Herkesin hayatından öğrenilecekler var…
Genel olarak okumayan bir toplum olduğumuzdan şikâyet edilir…
Yalnız okumayan değil yazmayan da bir toplum olduğumuzu bu şikâyete eklemek yanlış olmaz… Nedense yazma alışkanlığımız da yok sayılacak düzeyde…
Günlük tutanlar, biyografilerini ve hatıralarını yazanlar istisna kategorisinde gibi…
Bence bu yazma alışkanlığımızın zayıflığından çok, “Benim yazdıklarımı kim okur ki?, Yazdıklarım kimi ilgilendirir, kimin işine yarar?” endişelerinden kaynaklı olduğunu düşünmüşümdür.

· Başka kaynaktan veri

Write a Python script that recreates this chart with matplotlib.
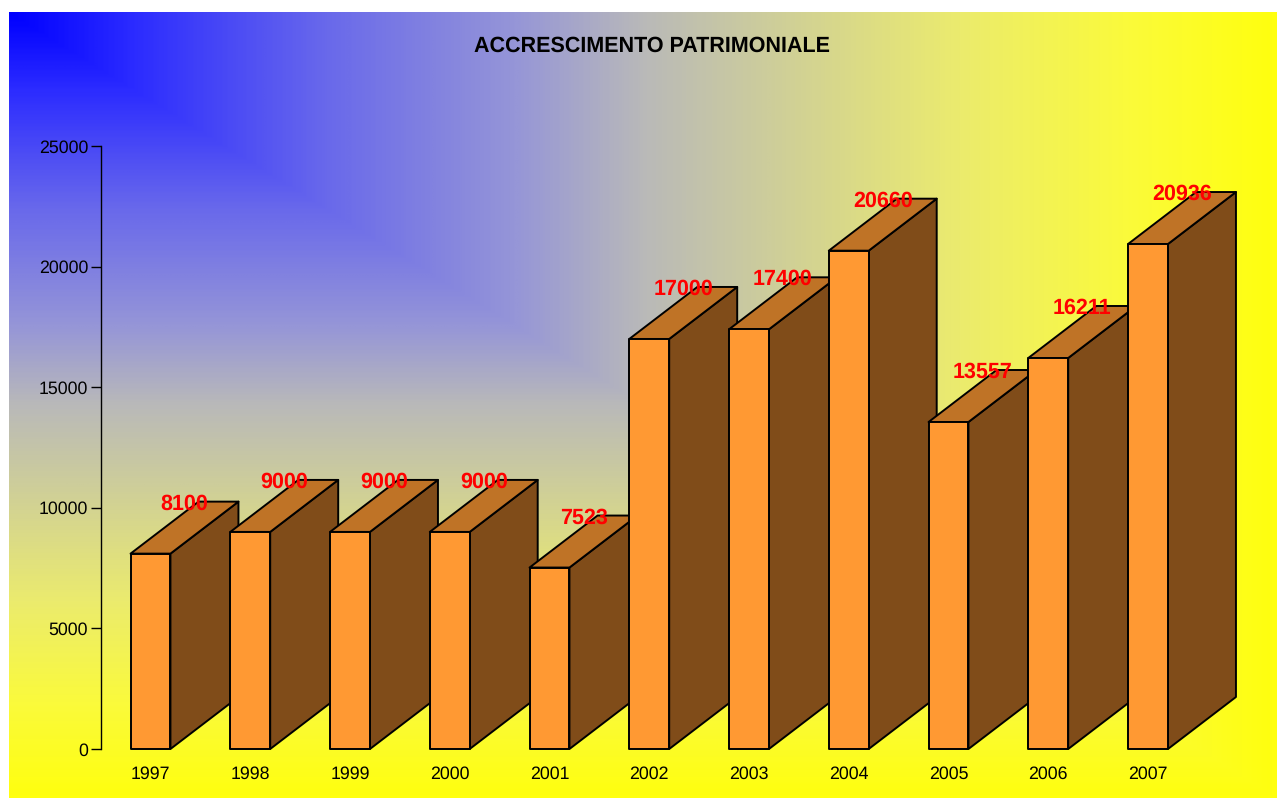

Halbuki, dünyada hemen hemen herkesin çocukluk yıllarında hikâyelerini okuduğu Danimarkalı yazar, şair Hans Christian Andersen’in güzel bir sözü vardır:
“Her insanın hayatı, Tanrı'nın yazdığı bir peri masalıdır.”
Bu açıdan baktığımızda herkesin yazılacak ve okunacak bir hikâyesinin olması kaçınılmaz görünüyor. Önemli olan o hikâyeyi kaleme alıp kâğıda dökebilmek konusunda harekete geçmek. Her geçen gün ülkemizde de bunun güzel örneklerine rastlayabiliyoruz. Ülkemizin başarılı iş insanlarından Yavuz Altop da bunlardan biri. Türkiye’ye dünyaya ihracat yapan YATAŞ gibi değerli bir marka kazandıran Yavuz Altop bu başarı öyküsünü kendi hayat hikâyesiyle birlikte kitaplaştırarak çok yararlı bir işe imza atmış. Yavuz Altop’un, “Anneannemin Karton Bavulu” adlı kitabı sadece YATAŞ ve onun hayat hikâyesiyle sınırlı değil. Kitap aynı zamanda dönemin Türkiye panoramasını bir film şeridi gibi okurun gözünün önünden geçiriyor. 1940’lı yıllardan günümüze uzanan bu süreçte Yavuz Altop’un tanıklık ettiği siyasi, sosyal, ticari ve kültürel kesitleri okurken zaman tünelinde bir Türkiye yolculuğu yapmak mümkün oluyor.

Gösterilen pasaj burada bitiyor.